Select the lines that hold the word "picture" and copy each one.

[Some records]
---
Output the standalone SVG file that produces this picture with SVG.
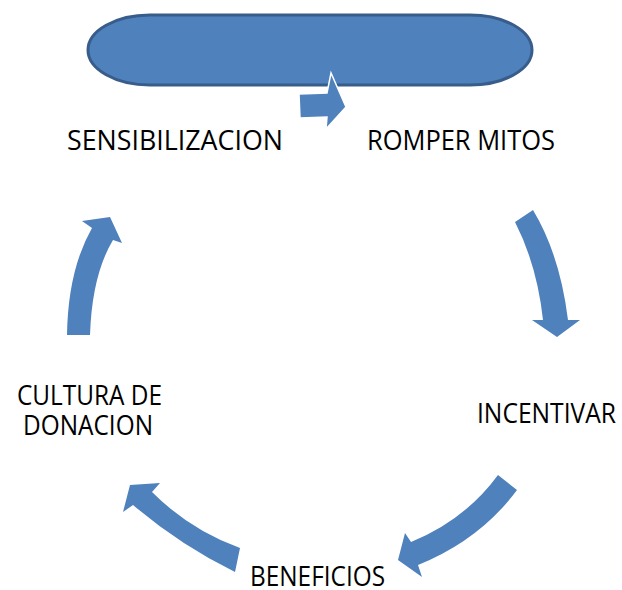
<svg xmlns="http://www.w3.org/2000/svg" width="622" height="590" viewBox="0 0 622 590">
<style>
.arrow{fill:#4F81BD;stroke:none}
.lbl{font-family:"Open Sans","Liberation Sans",Arial,sans-serif;font-size:27px;fill:#000}
</style>
<rect width="622" height="590" fill="#fff"/>
<g id="header">
<rect x="88" y="15" width="444" height="70" rx="62" ry="35" fill="#4F81BD" stroke="#385D8A" stroke-width="3"/>
</g>
<g id="connectors">
<path class="arrow" d="M299,94 L327,93 L331,73 L346,107 L326,129 L327,117 L300,118 Z" style="stroke:#fff;stroke-width:1.5"/>
<path class="arrow" d="M515,222 L533,210 Q560,255 568,320 L580,320 L557,337 L532,320 L543,320 Q537,265 515,222 Z"/>
<path class="arrow" d="M498,475 L517,490 Q480,540 418,565 L422,577 L398,560 L405,533 L411,542 Q465,520 498,475 Z"/>
<path class="arrow" d="M240,548 L235,572 Q180,545 133,505 L123,512 L130,485 L160,483 L152,492 Q190,530 240,548 Z"/>
<path class="arrow" d="M67,335 L90,335 Q92,275 113,240 L122,243 L110,217 L82,221 L92,228 Q68,270 67,335 Z"/>
</g>
<g id="n-sensibilizacion"><text class="lbl" x="67" y="150" textLength="216" lengthAdjust="spacingAndGlyphs">SENSIBILIZACION</text></g>
<g id="n-romper"><text class="lbl" x="367" y="150" textLength="188" lengthAdjust="spacingAndGlyphs">ROMPER MITOS</text></g>
<g id="n-incentivar"><text class="lbl" x="477" y="423" textLength="139" lengthAdjust="spacingAndGlyphs">INCENTIVAR</text></g>
<g id="n-beneficios"><text class="lbl" x="250" y="586" textLength="135" lengthAdjust="spacingAndGlyphs">BENEFICIOS</text></g>
<g id="n-cultura"><text class="lbl" x="17" y="405" textLength="145" lengthAdjust="spacingAndGlyphs">CULTURA DE</text><text class="lbl" x="23" y="435" textLength="130" lengthAdjust="spacingAndGlyphs">DONACION</text></g>
</svg>
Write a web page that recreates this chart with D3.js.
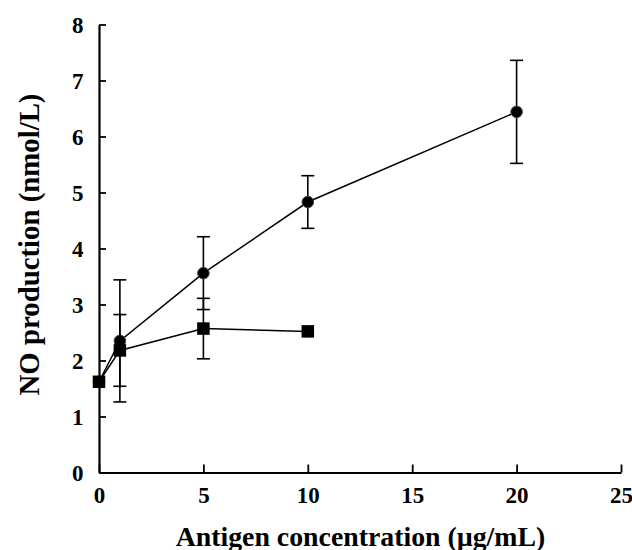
<!DOCTYPE html>
<html>
<head>
<meta charset="utf-8">
<script src="https://cdn.jsdelivr.net/npm/d3@7"></script>
<style>
  html, body { margin: 0; padding: 0; background: #fff; }
  svg { display: block; }
  text { font-family: "Liberation Serif", "Times New Roman", serif; font-weight: bold; fill: #000; }
</style>
</head>
<body>
<svg id="chart" width="632" height="550"></svg>
<script>
// Data
const circleX = [0, 1, 5, 10, 20];
const circleMean = [1.62, 2.35, 3.56, 4.83, 6.44];
const circleErr = [0, 1.09, 0.65, 0.47, 0.92];

const squareX = [0, 1, 5, 10];
const squareMean = [1.62, 2.18, 2.57, 2.52];
const squareErr = [0, 0.64, 0.54, 0];

const xTicks = [0, 5, 10, 15, 20, 25];
const yTicks = [0, 1, 2, 3, 4, 5, 6, 7, 8];
const xTitle = "Antigen concentration (\u00b5g/mL)";
const yTitle = "NO production (nmol/L)";

const svg = d3.select("#chart");
const x = d3.scaleLinear().domain([0, 25]).range([99, 621]);
const y = d3.scaleLinear().domain([0, 8]).range([472.5, 24.5]);

// Axes
const xAxis = d3.axisBottom(x).tickValues(xTicks).tickSizeInner(-8).tickSizeOuter(0).tickPadding(14);
const yAxis = d3.axisLeft(y).tickValues(yTicks).tickSizeInner(-7).tickSizeOuter(0).tickPadding(15.5);

const gx = svg.append("g").attr("transform", `translate(0,${y(0)})`).call(xAxis);
const gy = svg.append("g").attr("transform", `translate(${x(0)},0)`).call(yAxis);
[gx, gy].forEach(g => {
  g.select(".domain").attr("stroke", "#000").attr("stroke-width", 2.2);
  g.selectAll(".tick line").attr("stroke", "#000").attr("stroke-width", 1.8);
  g.selectAll(".tick text").style("font-size", "23px").attr("fill", "#000");
});
gy.selectAll(".tick text").attr("dy", "0.34em");

// Titles
svg.append("text")
  .attr("x", 360.5).attr("y", 545.5)
  .attr("text-anchor", "middle")
  .style("font-size", "27.8px")
  .text(xTitle);
svg.append("text")
  .attr("transform", "translate(39,244.5) rotate(-90)")
  .attr("text-anchor", "middle")
  .style("font-size", "28.8px")
  .text(yTitle);

function drawSeries(xs, means, errs, shape) {
  const pts = xs.map((v, i) => ({ x: v, m: means[i], e: errs[i] }));
  const line = d3.line().x(d => x(d.x)).y(d => y(d.m));
  svg.append("path").datum(pts)
    .attr("d", line).attr("fill", "none").attr("stroke", "#000").attr("stroke-width", 1.5);
  const eb = svg.append("g").attr("stroke", "#000").attr("stroke-width", 1.6);
  pts.filter(d => d.e > 0).forEach(d => {
    const cx = x(d.x);
    eb.append("line").attr("x1", cx).attr("x2", cx).attr("y1", y(d.m - d.e)).attr("y2", y(d.m + d.e));
    [d.m - d.e, d.m + d.e].forEach(v => {
      eb.append("line").attr("x1", cx - 6.5).attr("x2", cx + 6.5).attr("y1", y(v)).attr("y2", y(v));
    });
  });
  if (shape === "circle") {
    svg.append("g").selectAll("circle").data(pts).join("circle")
      .attr("cx", d => x(d.x)).attr("cy", d => y(d.m)).attr("r", 5.8)
      .attr("fill", "#000").attr("stroke", "#444").attr("stroke-width", 1);
  } else {
    const s = 12.5;
    svg.append("g").selectAll("rect").data(pts).join("rect")
      .attr("x", d => x(d.x) - s / 2).attr("y", d => y(d.m) - s / 2)
      .attr("width", s).attr("height", s).attr("fill", "#000");
  }
}

drawSeries(circleX, circleMean, circleErr, "circle");
drawSeries(squareX, squareMean, squareErr, "square");
</script>
</body>
</html>
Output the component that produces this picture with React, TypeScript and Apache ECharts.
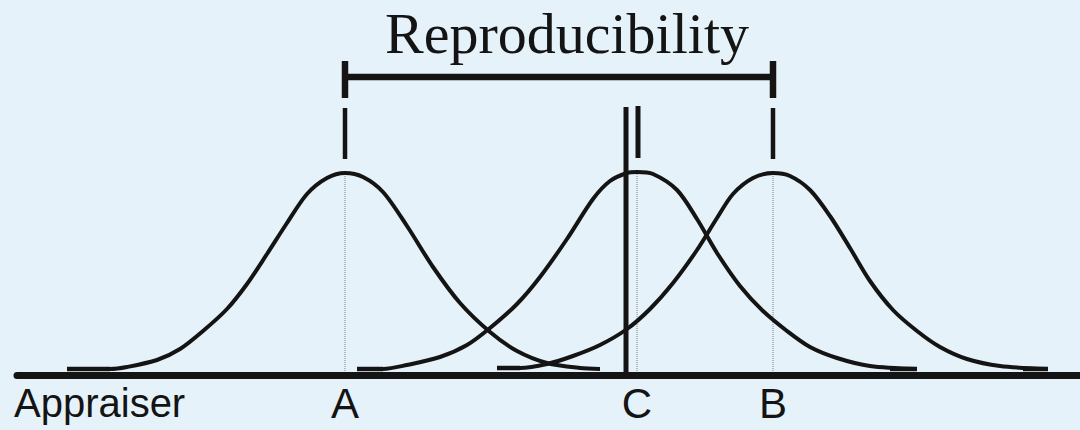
import React, { useEffect, useRef } from "react";
import * as echarts from "echarts";

const appraiserLabels = ["A", "C", "B"];
const appraiserMeans = [345, 637, 773];

const curveA: number[][] = [
  [67, 6], [110, 6], [127, 8], [157, 15], [180, 26], [203, 44], [227, 66], [247, 91],
  [267, 121], [287, 152], [307, 181], [327, 197], [345, 202], [363, 198], [383, 183],
  [407, 149], [433, 108], [460, 72], [490, 43], [517, 24], [547, 12], [580, 7], [600, 6],
];
const curveC: number[][] = [
  [357, 6], [383, 6], [407, 10], [440, 18], [467, 30], [490, 47], [517, 71], [540, 98],
  [567, 136], [593, 176], [610, 194], [627, 202], [637, 203], [653, 201], [677, 185],
  [697, 156], [717, 122], [740, 89], [763, 64], [787, 44], [810, 28], [837, 17], [870, 9],
  [917, 6],
];
const curveB: number[][] = [
  [497, 7], [520, 7], [547, 11], [573, 19], [600, 30], [627, 46], [650, 66], [673, 92],
  [697, 125], [717, 157], [733, 181], [753, 197], [773, 202], [790, 199], [810, 185],
  [830, 159], [850, 127], [870, 94], [893, 65], [917, 44], [940, 28], [967, 16],
  [1000, 9], [1048, 6],
];
const tails: number[][][] = [
  [[67, 6], [110, 6]],
  [[357, 6], [383, 6]],
  [[497, 7], [520, 7]],
  [[890, 6], [917, 6]],
  [[1023, 6], [1048, 6]],
];
const peakHeights = [202, 203, 202];
const observedAverage = 626; // thick line near C
const bracketLevel = 298;
const bracketTick = [277, 314];
const dashRange = [216, 267];
const averageTop = 268;
const xMin = 17;
const xMax = 1080;

const ink = "#141414";

function seg(data: number[][], width: number, extra: any = {}) {
  return {
    type: "line",
    data,
    symbol: "none",
    silent: true,
    clip: false,
    lineStyle: { color: ink, width, cap: "butt", ...extra },
    z: extra.z ?? 3,
  };
}

export default function App() {
  const ref = useRef<HTMLDivElement>(null);
  useEffect(() => {
    document.body.style.margin = "0";
    const chart = echarts.init(ref.current!, null, { renderer: "svg" });
    const [mA, mC, mB] = appraiserMeans;
    const series: any[] = [];
    [curveA, curveC, curveB].forEach((c) => series.push({ ...seg(c, 4), smooth: 0.3 }));
    tails.forEach((t) => series.push(seg(t, 4.5)));
    appraiserMeans.forEach((m, i) =>
      series.push(seg([[m, 0], [m, peakHeights[i]]], 1, { type: "dotted", color: "#808080", z: 2 }))
    );
    // reproducibility bracket
    series.push(seg([[mA, bracketLevel], [mB, bracketLevel]], 6.5));
    series.push(seg([[mA, bracketTick[0]], [mA, bracketTick[1]]], 6.5));
    series.push(seg([[mB, bracketTick[0]], [mB, bracketTick[1]]], 6.5));
    // dashes above the means
    series.push(seg([[mA, dashRange[0]], [mA, dashRange[1]]], 4.5));
    series.push(seg([[mB, dashRange[0]], [mB, dashRange[1]]], 4.5));
    series.push(seg([[mC + 1, dashRange[0] + 1], [mC + 1, averageTop + 1]], 5));
    series.push(seg([[observedAverage, 0], [observedAverage, averageTop]], 5));

    chart.setOption({
      animation: false,
      backgroundColor: "#e6f2f9",
      grid: { left: xMin, right: 0, top: 0, bottom: 55 },
      xAxis: {
        type: "value",
        min: xMin,
        max: xMax,
        splitLine: { show: false },
        axisTick: { show: false },
        axisLine: { show: true, lineStyle: { color: ink, width: 7 } },
        axisLabel: {
          customValues: appraiserMeans,
          formatter: (v: number) => appraiserLabels[appraiserMeans.indexOf(v)] ?? "",
          fontFamily: "Liberation Sans",
          fontSize: 42,
          color: ink,
          margin: 7,
        },
        z: 4,
      },
      yAxis: { type: "value", min: 0, max: 375, show: false, splitLine: { show: false } },
      graphic: [
        {
          type: "text",
          x: 567,
          y: 4,
          style: {
            text: "Reproducibility",
            font: '58px "Liberation Serif"',
            fill: ink,
            textAlign: "center",
            textVerticalAlign: "top",
          },
        },
        {
          type: "text",
          x: 14,
          y: 383,
          style: {
            text: "Appraiser",
            font: '40px "Liberation Sans"',
            fill: ink,
            textAlign: "left",
            textVerticalAlign: "top",
          },
        },
      ],
      series,
    });
    return () => chart.dispose();
  }, []);
  return <div ref={ref} style={{ width: 1080, height: 430 }} />;
}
---
* WRITTEN REPLY
Output the standalone SVG file that produces this picture with SVG.
Output the component that produces this picture with React, TypeScript and Apache ECharts.

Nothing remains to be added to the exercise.